Miniature Schnauzers are around 1 ft (30 cm) tall at the shoulder and weigh between 14 and 20 lb (6.4 and 9.1 kg) They have high energy levels and are very intelligent dogs. The American Kennel Club (AKC) approves salt and pepper, black, and black and silver as acceptable coat colors for a miniature schnauzer. They are often bred in pure white or even parti (multi) colored, but neither are approved by the AKC. The miniature is more delicate and less robust than his cousins, and should not live outside. They make excellent pets as they are loyal companions and are rarely aggressive toward strangers, although they are quick to sound the alarm at a perceived threat.
Standard Schnauzers are around 1.5 ft (46 cm) tall at the shoulder and weigh 30 to 45 lb (14 to 20 kg). They are in the group of working dogs. Standard schnauzers have been used to catch rats and as guard dogs. They have also carried messages in times of war, helped the Red Cross and been police dogs.

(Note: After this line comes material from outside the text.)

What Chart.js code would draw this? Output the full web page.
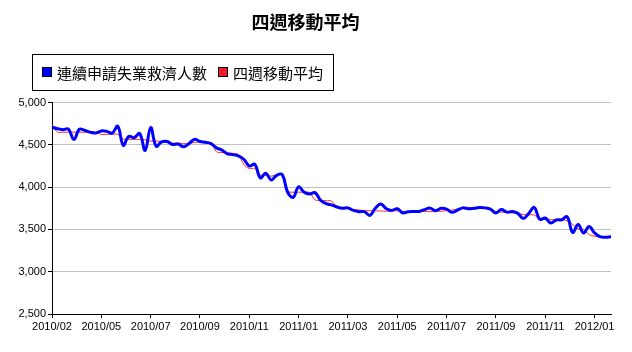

Giant Schnauzers are around 2 ft (61 cm) tall at the shoulder and weigh between 55 and 80 lb (25 and 36 kg). They are working dogs that were developed in Swabia in the 17th century, as a rough coated variant of the pinscher breeds. The Giant Schnauzer was developed independently through crosses of black Great Danes, Munchener German Shepherds, Rottweilers, Dobermans, Boxers, Bouvier des Flandres, Thuringian Shepherds, and the Standard Schnauzer. It was originally bred to drive livestock to market and guard farms.